WHAT NEEDS TO BE DONE = Begin with the first line of the material and copy each line word for word through the line that contains "const samples = ['64', '61', '62', '20', '58', '56', '53', '51']"; the pictures are left out.

[begin RECORDED INFORMATION]

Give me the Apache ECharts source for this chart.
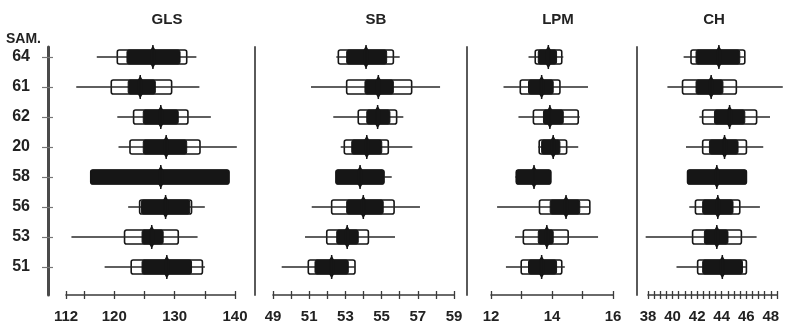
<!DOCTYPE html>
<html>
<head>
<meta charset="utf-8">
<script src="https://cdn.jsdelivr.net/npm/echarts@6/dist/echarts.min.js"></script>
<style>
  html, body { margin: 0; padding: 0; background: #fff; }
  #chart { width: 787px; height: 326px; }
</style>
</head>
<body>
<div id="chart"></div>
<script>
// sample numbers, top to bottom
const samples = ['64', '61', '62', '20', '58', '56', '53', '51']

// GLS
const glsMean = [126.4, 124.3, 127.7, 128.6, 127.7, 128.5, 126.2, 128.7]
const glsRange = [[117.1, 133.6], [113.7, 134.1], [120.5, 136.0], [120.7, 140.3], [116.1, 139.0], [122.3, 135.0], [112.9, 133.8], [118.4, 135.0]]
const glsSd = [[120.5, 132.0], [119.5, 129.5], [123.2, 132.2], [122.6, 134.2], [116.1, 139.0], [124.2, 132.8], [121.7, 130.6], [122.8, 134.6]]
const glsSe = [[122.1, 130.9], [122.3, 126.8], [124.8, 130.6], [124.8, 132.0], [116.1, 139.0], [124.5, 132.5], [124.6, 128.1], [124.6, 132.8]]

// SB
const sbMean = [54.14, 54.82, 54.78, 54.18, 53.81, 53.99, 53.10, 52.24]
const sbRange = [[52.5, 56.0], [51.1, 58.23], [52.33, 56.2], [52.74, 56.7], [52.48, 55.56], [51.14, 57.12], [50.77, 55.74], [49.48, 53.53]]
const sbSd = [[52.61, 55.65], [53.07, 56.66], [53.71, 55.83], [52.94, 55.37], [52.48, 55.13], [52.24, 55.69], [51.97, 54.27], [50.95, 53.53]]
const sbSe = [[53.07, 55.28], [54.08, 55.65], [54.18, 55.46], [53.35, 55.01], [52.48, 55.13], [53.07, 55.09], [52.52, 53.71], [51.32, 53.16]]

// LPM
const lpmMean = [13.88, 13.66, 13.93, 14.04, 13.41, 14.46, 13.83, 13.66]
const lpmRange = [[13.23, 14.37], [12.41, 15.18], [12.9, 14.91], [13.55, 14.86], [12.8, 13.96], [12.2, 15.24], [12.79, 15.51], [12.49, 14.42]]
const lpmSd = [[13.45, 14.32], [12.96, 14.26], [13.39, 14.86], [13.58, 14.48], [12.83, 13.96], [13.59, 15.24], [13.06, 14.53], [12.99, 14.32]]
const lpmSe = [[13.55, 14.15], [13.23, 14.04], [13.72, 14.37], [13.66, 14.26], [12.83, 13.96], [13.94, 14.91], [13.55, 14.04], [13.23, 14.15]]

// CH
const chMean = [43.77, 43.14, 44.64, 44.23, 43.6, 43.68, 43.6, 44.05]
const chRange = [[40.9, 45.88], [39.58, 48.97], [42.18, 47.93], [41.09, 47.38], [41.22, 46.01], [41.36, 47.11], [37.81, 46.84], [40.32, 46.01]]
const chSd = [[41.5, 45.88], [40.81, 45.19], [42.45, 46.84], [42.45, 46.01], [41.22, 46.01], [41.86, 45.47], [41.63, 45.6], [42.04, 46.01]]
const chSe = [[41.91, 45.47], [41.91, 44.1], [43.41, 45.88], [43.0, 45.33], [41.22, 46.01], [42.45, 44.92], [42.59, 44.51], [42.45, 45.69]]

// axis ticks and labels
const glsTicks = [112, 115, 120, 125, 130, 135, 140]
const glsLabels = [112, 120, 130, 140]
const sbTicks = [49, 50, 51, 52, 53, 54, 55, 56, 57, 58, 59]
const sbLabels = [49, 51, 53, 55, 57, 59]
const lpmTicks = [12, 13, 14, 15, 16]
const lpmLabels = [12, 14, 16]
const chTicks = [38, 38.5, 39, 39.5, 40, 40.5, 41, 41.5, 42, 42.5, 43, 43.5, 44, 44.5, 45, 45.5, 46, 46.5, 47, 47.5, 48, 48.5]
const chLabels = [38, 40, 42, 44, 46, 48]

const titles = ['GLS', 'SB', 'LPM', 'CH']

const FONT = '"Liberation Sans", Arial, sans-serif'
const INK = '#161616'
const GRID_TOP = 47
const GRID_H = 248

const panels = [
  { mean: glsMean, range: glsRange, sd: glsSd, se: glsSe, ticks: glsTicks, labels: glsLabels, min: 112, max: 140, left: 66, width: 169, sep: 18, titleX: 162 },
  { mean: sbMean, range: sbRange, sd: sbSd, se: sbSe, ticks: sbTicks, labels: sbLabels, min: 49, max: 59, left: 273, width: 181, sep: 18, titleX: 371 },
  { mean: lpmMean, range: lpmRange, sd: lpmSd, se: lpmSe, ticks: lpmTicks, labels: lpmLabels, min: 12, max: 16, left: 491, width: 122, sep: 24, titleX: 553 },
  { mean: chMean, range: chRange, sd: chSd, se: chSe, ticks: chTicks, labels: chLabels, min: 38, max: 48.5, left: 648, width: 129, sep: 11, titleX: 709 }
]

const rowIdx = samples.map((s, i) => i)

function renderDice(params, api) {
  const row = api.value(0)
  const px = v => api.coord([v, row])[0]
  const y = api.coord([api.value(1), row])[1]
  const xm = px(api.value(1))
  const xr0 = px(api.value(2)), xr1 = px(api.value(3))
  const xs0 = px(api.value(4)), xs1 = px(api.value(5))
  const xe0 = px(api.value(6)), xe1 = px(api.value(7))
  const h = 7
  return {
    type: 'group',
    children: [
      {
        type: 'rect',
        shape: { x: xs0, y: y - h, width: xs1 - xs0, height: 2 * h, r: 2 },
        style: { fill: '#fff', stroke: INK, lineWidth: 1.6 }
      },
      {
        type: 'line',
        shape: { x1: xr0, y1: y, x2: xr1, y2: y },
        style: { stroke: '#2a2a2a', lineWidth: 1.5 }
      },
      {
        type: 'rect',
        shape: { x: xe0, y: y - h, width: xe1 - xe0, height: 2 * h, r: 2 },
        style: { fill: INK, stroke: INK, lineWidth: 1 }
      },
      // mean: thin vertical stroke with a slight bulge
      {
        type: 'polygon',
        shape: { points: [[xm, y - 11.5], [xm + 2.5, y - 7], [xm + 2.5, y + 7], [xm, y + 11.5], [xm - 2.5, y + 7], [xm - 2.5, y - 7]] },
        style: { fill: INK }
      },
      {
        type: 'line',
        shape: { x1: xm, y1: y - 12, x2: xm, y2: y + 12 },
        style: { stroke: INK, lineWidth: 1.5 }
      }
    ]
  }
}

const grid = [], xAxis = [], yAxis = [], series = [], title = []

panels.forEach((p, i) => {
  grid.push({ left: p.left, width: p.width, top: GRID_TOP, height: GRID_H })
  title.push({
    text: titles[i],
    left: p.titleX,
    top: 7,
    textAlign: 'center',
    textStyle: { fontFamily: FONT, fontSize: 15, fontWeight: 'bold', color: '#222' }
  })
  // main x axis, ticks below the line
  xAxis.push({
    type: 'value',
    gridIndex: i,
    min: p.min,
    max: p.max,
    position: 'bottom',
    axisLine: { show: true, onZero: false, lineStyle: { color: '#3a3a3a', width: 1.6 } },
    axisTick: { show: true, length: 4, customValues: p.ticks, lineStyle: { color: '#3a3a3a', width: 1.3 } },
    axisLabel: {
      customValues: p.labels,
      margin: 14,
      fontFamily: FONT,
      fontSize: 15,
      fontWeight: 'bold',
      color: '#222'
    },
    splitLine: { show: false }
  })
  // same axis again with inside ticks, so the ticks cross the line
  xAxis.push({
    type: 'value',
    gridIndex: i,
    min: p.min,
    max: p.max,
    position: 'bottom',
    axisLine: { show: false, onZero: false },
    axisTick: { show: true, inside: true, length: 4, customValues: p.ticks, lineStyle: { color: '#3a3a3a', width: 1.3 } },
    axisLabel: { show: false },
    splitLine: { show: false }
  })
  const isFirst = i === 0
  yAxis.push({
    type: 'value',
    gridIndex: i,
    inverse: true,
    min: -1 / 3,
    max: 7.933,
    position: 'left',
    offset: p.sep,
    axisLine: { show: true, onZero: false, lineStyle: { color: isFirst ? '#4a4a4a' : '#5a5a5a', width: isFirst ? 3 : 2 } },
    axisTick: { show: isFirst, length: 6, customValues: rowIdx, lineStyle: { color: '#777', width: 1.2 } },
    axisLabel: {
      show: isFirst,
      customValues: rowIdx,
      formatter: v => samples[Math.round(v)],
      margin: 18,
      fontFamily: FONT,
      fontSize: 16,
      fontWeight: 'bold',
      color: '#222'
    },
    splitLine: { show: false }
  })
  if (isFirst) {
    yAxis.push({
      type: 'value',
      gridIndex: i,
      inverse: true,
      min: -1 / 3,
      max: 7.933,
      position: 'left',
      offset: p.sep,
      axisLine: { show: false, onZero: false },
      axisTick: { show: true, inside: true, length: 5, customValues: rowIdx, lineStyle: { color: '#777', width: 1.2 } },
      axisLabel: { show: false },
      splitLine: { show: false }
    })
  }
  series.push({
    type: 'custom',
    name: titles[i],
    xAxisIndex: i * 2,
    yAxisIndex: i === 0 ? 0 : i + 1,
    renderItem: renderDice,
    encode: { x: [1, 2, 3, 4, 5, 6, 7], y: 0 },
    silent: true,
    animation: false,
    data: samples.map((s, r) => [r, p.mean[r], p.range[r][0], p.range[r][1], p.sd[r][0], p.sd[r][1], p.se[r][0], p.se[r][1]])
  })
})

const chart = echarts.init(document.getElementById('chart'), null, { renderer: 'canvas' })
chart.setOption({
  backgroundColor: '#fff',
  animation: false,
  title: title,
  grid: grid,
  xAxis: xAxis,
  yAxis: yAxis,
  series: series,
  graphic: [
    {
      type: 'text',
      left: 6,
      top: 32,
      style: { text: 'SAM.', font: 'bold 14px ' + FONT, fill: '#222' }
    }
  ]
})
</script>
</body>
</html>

[end RECORDED INFORMATION]

SOLUTION TO THIS TASK =
Give me the Apache ECharts source for this chart.
<!DOCTYPE html>
<html>
<head>
<meta charset="utf-8">
<script src="https://cdn.jsdelivr.net/npm/echarts@6/dist/echarts.min.js"></script>
<style>
  html, body { margin: 0; padding: 0; background: #fff; }
  #chart { width: 787px; height: 326px; }
</style>
</head>
<body>
<div id="chart"></div>
<script>
// sample numbers, top to bottom
const samples = ['64', '61', '62', '20', '58', '56', '53', '51']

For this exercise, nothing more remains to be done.